Data items:
>> start
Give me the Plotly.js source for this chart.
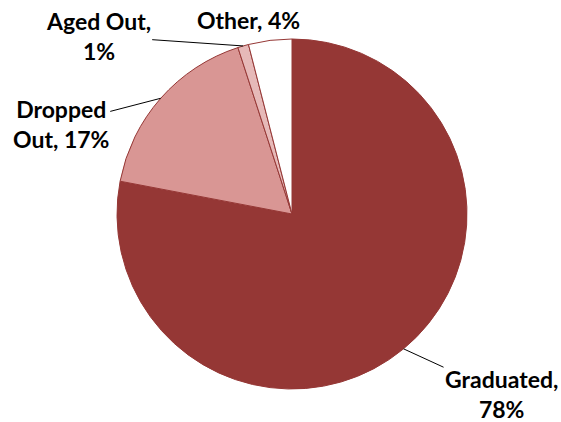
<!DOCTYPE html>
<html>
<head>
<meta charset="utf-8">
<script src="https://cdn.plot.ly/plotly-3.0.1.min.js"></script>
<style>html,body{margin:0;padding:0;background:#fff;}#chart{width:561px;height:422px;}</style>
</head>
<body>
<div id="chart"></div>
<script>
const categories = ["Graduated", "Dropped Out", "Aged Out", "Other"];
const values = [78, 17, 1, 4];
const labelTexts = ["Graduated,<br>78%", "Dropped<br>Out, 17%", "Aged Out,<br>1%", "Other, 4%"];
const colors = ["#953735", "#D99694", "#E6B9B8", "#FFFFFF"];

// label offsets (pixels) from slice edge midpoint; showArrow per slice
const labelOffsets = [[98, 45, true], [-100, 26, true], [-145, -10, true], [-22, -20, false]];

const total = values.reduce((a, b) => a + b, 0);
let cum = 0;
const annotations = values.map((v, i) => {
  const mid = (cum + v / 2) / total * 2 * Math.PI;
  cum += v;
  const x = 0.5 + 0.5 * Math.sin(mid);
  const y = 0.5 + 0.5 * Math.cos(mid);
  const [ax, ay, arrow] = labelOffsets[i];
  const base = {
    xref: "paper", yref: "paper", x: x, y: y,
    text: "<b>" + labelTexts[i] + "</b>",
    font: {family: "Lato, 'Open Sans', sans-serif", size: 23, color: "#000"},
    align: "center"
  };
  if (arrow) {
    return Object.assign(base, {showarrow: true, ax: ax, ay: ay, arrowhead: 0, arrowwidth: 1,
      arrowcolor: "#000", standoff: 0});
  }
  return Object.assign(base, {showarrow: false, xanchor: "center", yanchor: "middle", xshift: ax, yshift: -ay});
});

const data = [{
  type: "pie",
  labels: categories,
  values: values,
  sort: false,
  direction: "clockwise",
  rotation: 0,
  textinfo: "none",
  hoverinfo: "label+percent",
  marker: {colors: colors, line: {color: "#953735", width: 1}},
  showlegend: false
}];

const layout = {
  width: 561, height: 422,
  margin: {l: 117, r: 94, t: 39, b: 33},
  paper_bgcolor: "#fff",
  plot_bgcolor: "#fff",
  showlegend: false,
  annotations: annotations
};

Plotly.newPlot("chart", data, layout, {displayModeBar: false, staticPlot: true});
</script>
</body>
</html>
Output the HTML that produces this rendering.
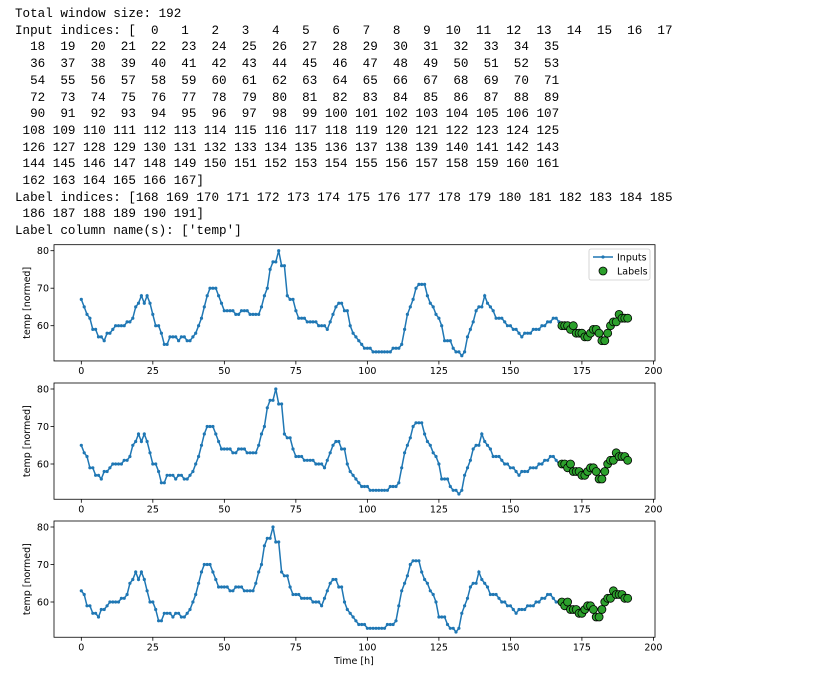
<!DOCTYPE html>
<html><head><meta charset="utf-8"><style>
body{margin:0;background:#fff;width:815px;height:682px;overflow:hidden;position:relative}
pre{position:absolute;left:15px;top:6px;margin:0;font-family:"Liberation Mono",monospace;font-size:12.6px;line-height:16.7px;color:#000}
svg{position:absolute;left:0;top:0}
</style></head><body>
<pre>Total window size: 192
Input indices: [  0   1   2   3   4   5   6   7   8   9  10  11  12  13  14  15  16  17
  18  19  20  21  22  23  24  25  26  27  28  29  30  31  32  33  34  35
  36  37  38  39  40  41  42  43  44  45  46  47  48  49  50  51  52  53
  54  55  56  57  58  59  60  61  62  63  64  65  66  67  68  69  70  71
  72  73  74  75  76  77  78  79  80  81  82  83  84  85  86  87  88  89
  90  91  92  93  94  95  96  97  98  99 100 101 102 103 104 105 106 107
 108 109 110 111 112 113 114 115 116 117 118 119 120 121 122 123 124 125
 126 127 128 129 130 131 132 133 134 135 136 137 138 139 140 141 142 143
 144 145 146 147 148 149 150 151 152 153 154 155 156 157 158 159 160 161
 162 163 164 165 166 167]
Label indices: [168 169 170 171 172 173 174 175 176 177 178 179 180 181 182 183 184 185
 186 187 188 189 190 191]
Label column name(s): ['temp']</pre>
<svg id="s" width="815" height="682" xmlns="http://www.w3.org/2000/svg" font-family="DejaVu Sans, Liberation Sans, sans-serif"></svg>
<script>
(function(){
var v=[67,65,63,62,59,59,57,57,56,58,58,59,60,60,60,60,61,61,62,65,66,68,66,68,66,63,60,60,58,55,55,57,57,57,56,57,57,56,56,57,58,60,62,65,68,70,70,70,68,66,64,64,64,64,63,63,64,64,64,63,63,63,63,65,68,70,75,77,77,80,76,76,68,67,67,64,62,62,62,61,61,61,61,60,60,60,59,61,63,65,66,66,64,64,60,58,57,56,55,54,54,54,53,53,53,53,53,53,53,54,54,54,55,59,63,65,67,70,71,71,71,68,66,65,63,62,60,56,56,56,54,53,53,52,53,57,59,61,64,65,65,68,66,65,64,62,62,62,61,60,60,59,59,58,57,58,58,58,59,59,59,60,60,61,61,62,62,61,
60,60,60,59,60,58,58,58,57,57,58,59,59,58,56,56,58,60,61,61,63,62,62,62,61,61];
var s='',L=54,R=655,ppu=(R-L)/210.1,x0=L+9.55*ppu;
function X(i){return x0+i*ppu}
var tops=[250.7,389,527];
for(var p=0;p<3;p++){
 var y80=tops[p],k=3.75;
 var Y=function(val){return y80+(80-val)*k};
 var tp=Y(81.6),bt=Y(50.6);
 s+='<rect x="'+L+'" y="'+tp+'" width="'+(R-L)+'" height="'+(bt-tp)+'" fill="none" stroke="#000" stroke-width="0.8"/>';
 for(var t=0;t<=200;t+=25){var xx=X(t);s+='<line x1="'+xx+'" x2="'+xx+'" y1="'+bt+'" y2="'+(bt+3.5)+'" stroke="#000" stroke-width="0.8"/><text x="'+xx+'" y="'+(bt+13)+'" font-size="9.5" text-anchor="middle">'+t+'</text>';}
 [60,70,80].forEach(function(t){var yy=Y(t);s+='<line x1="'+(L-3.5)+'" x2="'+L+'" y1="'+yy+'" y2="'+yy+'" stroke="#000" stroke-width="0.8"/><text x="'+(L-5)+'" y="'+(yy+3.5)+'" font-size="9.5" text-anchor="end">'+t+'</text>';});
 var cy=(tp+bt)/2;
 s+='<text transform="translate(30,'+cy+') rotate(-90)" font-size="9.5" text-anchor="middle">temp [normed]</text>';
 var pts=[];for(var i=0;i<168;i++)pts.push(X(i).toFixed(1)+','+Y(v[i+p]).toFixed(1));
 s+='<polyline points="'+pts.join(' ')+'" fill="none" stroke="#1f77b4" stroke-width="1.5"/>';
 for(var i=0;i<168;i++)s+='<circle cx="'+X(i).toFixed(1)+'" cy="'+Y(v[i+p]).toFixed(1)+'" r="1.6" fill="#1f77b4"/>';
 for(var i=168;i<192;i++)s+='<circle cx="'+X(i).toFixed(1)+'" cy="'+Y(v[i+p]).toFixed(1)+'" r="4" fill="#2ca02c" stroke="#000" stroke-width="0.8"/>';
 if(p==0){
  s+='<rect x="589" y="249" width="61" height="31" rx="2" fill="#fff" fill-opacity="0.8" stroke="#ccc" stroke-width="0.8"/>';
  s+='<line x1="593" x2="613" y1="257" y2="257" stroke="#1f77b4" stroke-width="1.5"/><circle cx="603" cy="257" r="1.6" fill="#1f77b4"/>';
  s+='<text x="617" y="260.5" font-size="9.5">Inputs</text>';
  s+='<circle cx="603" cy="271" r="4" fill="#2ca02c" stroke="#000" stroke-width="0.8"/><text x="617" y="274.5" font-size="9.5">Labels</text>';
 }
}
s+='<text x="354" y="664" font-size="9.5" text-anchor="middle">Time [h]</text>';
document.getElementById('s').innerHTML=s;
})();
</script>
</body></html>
>> end
-- WHAT YOU HAVE TO DO --
Repeat the material above word for word, please, apart from its images.

-- RESULT OF THIS EXERCISE --
Give me the Plotly.js source for this chart.
<!DOCTYPE html>
<html>
<head>
<meta charset="utf-8">
<script src="https://cdn.plot.ly/plotly-3.0.1.min.js"></script>
<style>html,body{margin:0;padding:0;background:#fff;}#chart{width:561px;height:422px;}</style>
</head>
<body>
<div id="chart"></div>
<script>
const categories = ["Graduated", "Dropped Out", "Aged Out", "Other"];
const values = [78, 17, 1, 4];
const labelTexts = ["Graduated,<br>78%", "Dropped<br>Out, 17%", "Aged Out,<br>1%", "Other, 4%"];
const colors = ["#953735", "#D99694", "#E6B9B8", "#FFFFFF"];

// label offsets (pixels) from slice edge midpoint; showArrow per slice
const labelOffsets = [[98, 45, true], [-100, 26, true], [-145, -10, true], [-22, -20, false]];

const total = values.reduce((a, b) => a + b, 0);
let cum = 0;
const annotations = values.map((v, i) => {
  const mid = (cum + v / 2) / total * 2 * Math.PI;
  cum += v;
  const x = 0.5 + 0.5 * Math.sin(mid);
  const y = 0.5 + 0.5 * Math.cos(mid);
  const [ax, ay, arrow] = labelOffsets[i];
  const base = {
    xref: "paper", yref: "paper", x: x, y: y,
    text: "<b>" + labelTexts[i] + "</b>",
    font: {family: "Lato, 'Open Sans', sans-serif", size: 23, color: "#000"},
    align: "center"
  };
  if (arrow) {
    return Object.assign(base, {showarrow: true, ax: ax, ay: ay, arrowhead: 0, arrowwidth: 1,
      arrowcolor: "#000", standoff: 0});
  }
  return Object.assign(base, {showarrow: false, xanchor: "center", yanchor: "middle", xshift: ax, yshift: -ay});
});

const data = [{
  type: "pie",
  labels: categories,
  values: values,
  sort: false,
  direction: "clockwise",
  rotation: 0,
  textinfo: "none",
  hoverinfo: "label+percent",
  marker: {colors: colors, line: {color: "#953735", width: 1}},
  showlegend: false
}];

const layout = {
  width: 561, height: 422,
  margin: {l: 117, r: 94, t: 39, b: 33},
  paper_bgcolor: "#fff",
  plot_bgcolor: "#fff",
  showlegend: false,
  annotations: annotations
};

Plotly.newPlot("chart", data, layout, {displayModeBar: false, staticPlot: true});
</script>
</body>
</html>
Output the HTML that produces this rendering.
<!DOCTYPE html>
<html><head><meta charset="utf-8"><style>
body{margin:0;background:#fff;width:815px;height:682px;overflow:hidden;position:relative}
pre{position:absolute;left:15px;top:6px;margin:0;font-family:"Liberation Mono",monospace;font-size:12.6px;line-height:16.7px;color:#000}
svg{position:absolute;left:0;top:0}
</style></head><body>
<pre>Total window size: 192
Input indices: [  0   1   2   3   4   5   6   7   8   9  10  11  12  13  14  15  16  17
  18  19  20  21  22  23  24  25  26  27  28  29  30  31  32  33  34  35
  36  37  38  39  40  41  42  43  44  45  46  47  48  49  50  51  52  53
  54  55  56  57  58  59  60  61  62  63  64  65  66  67  68  69  70  71
  72  73  74  75  76  77  78  79  80  81  82  83  84  85  86  87  88  89
  90  91  92  93  94  95  96  97  98  99 100 101 102 103 104 105 106 107
 108 109 110 111 112 113 114 115 116 117 118 119 120 121 122 123 124 125
 126 127 128 129 130 131 132 133 134 135 136 137 138 139 140 141 142 143
 144 145 146 147 148 149 150 151 152 153 154 155 156 157 158 159 160 161
 162 163 164 165 166 167]
Label indices: [168 169 170 171 172 173 174 175 176 177 178 179 180 181 182 183 184 185
 186 187 188 189 190 191]
Label column name(s): ['temp']</pre>
<svg id="s" width="815" height="682" xmlns="http://www.w3.org/2000/svg" font-family="DejaVu Sans, Liberation Sans, sans-serif"></svg>
<script>
(function(){
var v=[67,65,63,62,59,59,57,57,56,58,58,59,60,60,60,60,61,61,62,65,66,68,66,68,66,63,60,60,58,55,55,57,57,57,56,57,57,56,56,57,58,60,62,65,68,70,70,70,68,66,64,64,64,64,63,63,64,64,64,63,63,63,63,65,68,70,75,77,77,80,76,76,68,67,67,64,62,62,62,61,61,61,61,60,60,60,59,61,63,65,66,66,64,64,60,58,57,56,55,54,54,54,53,53,53,53,53,53,53,54,54,54,55,59,63,65,67,70,71,71,71,68,66,65,63,62,60,56,56,56,54,53,53,52,53,57,59,61,64,65,65,68,66,65,64,62,62,62,61,60,60,59,59,58,57,58,58,58,59,59,59,60,60,61,61,62,62,61,
60,60,60,59,60,58,58,58,57,57,58,59,59,58,56,56,58,60,61,61,63,62,62,62,61,61];
var s='',L=54,R=655,ppu=(R-L)/210.1,x0=L+9.55*ppu;
function X(i){return x0+i*ppu}
var tops=[250.7,389,527];
for(var p=0;p<3;p++){
 var y80=tops[p],k=3.75;
 var Y=function(val){return y80+(80-val)*k};
 var tp=Y(81.6),bt=Y(50.6);
 s+='<rect x="'+L+'" y="'+tp+'" width="'+(R-L)+'" height="'+(bt-tp)+'" fill="none" stroke="#000" stroke-width="0.8"/>';
 for(var t=0;t<=200;t+=25){var xx=X(t);s+='<line x1="'+xx+'" x2="'+xx+'" y1="'+bt+'" y2="'+(bt+3.5)+'" stroke="#000" stroke-width="0.8"/><text x="'+xx+'" y="'+(bt+13)+'" font-size="9.5" text-anchor="middle">'+t+'</text>';}
 [60,70,80].forEach(function(t){var yy=Y(t);s+='<line x1="'+(L-3.5)+'" x2="'+L+'" y1="'+yy+'" y2="'+yy+'" stroke="#000" stroke-width="0.8"/><text x="'+(L-5)+'" y="'+(yy+3.5)+'" font-size="9.5" text-anchor="end">'+t+'</text>';});
 var cy=(tp+bt)/2;
 s+='<text transform="translate(30,'+cy+') rotate(-90)" font-size="9.5" text-anchor="middle">temp [normed]</text>';
 var pts=[];for(var i=0;i<168;i++)pts.push(X(i).toFixed(1)+','+Y(v[i+p]).toFixed(1));
 s+='<polyline points="'+pts.join(' ')+'" fill="none" stroke="#1f77b4" stroke-width="1.5"/>';
 for(var i=0;i<168;i++)s+='<circle cx="'+X(i).toFixed(1)+'" cy="'+Y(v[i+p]).toFixed(1)+'" r="1.6" fill="#1f77b4"/>';
 for(var i=168;i<192;i++)s+='<circle cx="'+X(i).toFixed(1)+'" cy="'+Y(v[i+p]).toFixed(1)+'" r="4" fill="#2ca02c" stroke="#000" stroke-width="0.8"/>';
 if(p==0){
  s+='<rect x="589" y="249" width="61" height="31" rx="2" fill="#fff" fill-opacity="0.8" stroke="#ccc" stroke-width="0.8"/>';
  s+='<line x1="593" x2="613" y1="257" y2="257" stroke="#1f77b4" stroke-width="1.5"/><circle cx="603" cy="257" r="1.6" fill="#1f77b4"/>';
  s+='<text x="617" y="260.5" font-size="9.5">Inputs</text>';
  s+='<circle cx="603" cy="271" r="4" fill="#2ca02c" stroke="#000" stroke-width="0.8"/><text x="617" y="274.5" font-size="9.5">Labels</text>';
 }
}
s+='<text x="354" y="664" font-size="9.5" text-anchor="middle">Time [h]</text>';
document.getElementById('s').innerHTML=s;
})();
</script>
</body></html>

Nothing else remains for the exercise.